Dans tout ce brouhaha, les Maliens réalisent et se rendent à l’évidence que le groupe RPM/RDT est un parti citoyen, patriotique, responsable, sérieux et soucieux du devenir et de l’avenir du Mali, dans l’honneur et la dignité, dussent-ils être marginalisés à l’Assemblée Nationale pour soutenir les Accords honteux d’Alger. L’histoire jugera chacun sur ses actes.
Le devoir historique nous interpelle tous à donner notre point de vue pour être en quiétude avec notre conscience. Les Maliens loyalistes du Nord comme du Sud et de l’Est comme de l’Ouest, qui savent encaisser et endurer, mais ne sont pas amnésiques. Car le tintamarre actuel ne rime à rien et ne va nulle part. Ces criminels doivent être tous poursuivis et jugés par le Tribunal Pénal International. Pour cela, nous interpellons fortement l’Association Malienne des Droits de l’Homme et la Ligue malienne des droits de l’homme à s’acquitter de leur devoir et à prendre toutes leurs responsabilités pour tous les assassinats commis à Kidal, le 23 mai dernier.
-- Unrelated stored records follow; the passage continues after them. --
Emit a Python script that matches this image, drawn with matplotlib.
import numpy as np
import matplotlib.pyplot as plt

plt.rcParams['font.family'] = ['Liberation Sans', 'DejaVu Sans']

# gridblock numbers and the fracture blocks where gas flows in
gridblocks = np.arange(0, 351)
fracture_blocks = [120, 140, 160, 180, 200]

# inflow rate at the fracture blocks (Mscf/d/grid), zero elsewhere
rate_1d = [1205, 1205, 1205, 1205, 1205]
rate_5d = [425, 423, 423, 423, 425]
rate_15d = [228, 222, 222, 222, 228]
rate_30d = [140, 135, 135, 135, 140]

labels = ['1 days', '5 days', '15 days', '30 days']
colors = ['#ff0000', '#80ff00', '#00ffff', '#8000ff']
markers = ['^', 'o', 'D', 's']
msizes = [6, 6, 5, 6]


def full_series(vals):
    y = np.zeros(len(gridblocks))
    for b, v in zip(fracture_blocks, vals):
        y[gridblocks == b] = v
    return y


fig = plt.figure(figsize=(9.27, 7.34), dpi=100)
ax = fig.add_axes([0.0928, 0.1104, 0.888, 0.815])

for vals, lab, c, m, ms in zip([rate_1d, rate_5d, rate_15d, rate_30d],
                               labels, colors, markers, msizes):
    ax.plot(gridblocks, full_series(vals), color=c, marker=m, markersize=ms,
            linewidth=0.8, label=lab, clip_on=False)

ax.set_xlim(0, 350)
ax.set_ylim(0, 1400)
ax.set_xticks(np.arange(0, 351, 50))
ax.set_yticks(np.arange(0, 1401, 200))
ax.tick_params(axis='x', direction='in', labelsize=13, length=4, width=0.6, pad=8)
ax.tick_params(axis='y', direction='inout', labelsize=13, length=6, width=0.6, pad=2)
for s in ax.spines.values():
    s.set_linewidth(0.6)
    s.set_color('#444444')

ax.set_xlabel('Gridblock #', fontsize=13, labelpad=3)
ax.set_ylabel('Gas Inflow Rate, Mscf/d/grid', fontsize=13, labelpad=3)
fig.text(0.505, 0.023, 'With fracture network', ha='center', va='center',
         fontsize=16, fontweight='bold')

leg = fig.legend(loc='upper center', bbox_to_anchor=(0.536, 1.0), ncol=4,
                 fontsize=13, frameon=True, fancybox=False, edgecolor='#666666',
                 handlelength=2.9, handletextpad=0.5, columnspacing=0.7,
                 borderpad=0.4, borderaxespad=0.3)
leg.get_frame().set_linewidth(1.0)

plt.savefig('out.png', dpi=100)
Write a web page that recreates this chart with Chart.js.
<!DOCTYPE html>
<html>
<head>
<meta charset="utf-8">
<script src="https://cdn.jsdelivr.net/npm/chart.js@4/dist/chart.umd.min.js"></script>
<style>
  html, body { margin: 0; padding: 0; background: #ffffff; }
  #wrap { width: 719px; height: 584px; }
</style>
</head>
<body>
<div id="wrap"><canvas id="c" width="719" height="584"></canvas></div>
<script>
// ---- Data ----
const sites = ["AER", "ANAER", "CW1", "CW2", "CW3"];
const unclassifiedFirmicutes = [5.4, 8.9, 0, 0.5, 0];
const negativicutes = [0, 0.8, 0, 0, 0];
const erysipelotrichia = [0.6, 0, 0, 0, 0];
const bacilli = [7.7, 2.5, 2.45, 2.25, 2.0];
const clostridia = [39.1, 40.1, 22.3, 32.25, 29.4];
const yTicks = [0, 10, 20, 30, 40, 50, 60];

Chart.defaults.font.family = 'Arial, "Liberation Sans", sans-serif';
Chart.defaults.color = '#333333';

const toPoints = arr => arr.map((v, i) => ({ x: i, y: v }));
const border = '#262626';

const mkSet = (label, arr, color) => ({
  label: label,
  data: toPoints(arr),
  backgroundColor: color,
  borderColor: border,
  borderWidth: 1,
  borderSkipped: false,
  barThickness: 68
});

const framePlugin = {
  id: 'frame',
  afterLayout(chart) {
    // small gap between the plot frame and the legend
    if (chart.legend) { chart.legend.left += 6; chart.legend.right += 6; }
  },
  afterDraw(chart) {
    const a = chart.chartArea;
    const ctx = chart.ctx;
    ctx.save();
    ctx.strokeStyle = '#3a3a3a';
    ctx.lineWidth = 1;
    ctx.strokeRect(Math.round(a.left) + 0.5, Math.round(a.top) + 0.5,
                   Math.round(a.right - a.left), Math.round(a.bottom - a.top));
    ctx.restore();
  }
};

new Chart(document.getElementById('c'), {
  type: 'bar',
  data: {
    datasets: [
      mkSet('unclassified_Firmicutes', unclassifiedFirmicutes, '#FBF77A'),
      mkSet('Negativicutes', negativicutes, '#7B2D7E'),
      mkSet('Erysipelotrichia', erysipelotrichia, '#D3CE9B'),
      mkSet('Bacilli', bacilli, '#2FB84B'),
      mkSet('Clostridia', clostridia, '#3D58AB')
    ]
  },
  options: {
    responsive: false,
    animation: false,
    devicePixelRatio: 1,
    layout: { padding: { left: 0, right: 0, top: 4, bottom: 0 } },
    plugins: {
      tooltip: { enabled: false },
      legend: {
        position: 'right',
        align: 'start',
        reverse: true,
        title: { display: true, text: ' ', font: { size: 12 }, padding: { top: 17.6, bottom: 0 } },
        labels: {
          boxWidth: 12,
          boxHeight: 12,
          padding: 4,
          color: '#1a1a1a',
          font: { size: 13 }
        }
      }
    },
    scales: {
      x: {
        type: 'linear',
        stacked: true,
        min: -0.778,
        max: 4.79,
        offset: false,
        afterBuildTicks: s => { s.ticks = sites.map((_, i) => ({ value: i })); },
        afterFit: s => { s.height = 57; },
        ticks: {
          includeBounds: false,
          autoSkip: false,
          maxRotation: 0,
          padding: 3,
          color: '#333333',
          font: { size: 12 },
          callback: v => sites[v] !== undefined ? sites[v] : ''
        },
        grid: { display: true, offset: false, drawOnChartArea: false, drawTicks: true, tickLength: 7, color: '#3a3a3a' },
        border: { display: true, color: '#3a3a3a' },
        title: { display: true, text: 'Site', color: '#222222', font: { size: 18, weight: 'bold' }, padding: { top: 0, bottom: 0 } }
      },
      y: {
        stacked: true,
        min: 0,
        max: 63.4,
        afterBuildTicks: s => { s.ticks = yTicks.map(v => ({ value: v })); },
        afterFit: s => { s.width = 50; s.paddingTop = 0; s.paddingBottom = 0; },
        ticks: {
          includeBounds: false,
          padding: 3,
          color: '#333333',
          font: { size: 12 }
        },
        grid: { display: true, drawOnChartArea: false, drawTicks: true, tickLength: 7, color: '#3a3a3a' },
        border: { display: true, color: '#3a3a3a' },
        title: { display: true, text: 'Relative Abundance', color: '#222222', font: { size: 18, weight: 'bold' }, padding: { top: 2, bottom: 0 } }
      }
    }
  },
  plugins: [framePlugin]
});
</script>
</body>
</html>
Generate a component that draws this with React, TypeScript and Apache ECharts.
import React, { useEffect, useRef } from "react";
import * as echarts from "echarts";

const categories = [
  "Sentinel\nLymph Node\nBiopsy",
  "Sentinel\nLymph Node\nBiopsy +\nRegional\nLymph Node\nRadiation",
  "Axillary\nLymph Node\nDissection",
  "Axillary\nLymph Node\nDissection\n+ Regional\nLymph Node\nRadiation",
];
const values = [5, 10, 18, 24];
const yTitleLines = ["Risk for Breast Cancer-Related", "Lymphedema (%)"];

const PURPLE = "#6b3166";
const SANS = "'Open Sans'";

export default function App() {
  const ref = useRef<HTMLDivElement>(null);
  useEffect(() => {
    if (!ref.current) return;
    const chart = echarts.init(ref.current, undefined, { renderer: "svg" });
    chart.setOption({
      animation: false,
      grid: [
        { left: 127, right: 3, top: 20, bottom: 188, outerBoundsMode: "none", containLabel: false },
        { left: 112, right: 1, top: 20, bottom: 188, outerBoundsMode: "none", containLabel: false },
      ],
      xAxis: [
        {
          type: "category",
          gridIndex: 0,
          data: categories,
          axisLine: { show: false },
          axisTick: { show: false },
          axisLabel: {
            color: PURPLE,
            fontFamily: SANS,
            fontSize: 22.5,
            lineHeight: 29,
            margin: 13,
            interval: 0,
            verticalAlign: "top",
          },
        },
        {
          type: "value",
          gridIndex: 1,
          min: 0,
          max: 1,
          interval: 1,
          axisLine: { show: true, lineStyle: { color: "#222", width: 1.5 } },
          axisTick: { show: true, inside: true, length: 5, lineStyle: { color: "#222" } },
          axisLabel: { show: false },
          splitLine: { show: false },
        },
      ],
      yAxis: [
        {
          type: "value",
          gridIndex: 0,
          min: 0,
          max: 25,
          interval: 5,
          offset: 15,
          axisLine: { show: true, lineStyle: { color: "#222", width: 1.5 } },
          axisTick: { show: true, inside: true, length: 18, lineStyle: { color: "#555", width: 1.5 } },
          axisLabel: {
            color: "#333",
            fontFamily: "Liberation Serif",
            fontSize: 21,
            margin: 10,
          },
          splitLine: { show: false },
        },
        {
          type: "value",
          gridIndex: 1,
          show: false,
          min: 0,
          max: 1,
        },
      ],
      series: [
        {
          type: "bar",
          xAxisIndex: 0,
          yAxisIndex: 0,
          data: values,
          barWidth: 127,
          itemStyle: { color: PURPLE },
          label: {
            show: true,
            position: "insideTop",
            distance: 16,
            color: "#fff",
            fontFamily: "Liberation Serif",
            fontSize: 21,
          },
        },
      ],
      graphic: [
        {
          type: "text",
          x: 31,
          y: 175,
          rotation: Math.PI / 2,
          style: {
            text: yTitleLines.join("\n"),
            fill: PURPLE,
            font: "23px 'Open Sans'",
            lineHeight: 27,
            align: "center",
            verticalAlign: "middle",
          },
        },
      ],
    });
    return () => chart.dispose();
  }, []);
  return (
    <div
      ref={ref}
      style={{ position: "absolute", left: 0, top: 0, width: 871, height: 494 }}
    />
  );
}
Il n’est un secret pour personne que les partis politiques qui ont soutenu ATT et «ses » Accords d’Alger ont tous violé les principes fondamentaux de la démocratie. Car aucun d’eux n’a demandé l’avis de sa base après explication du contenu des Accords. La position des partis dépend de l’opinion personnelle des chefs des partis qui s’en servent pour leurs intérêts personnels.
Mamadou Lamine Coulibaly
Juriste / journaliste
NDLR : Mauvaise lecture. La guerre, dans le dictionnaire des Coulibaly, c’est l’absence de haricot. Voilà un Coulibaly qui s’essaye à l’esprit.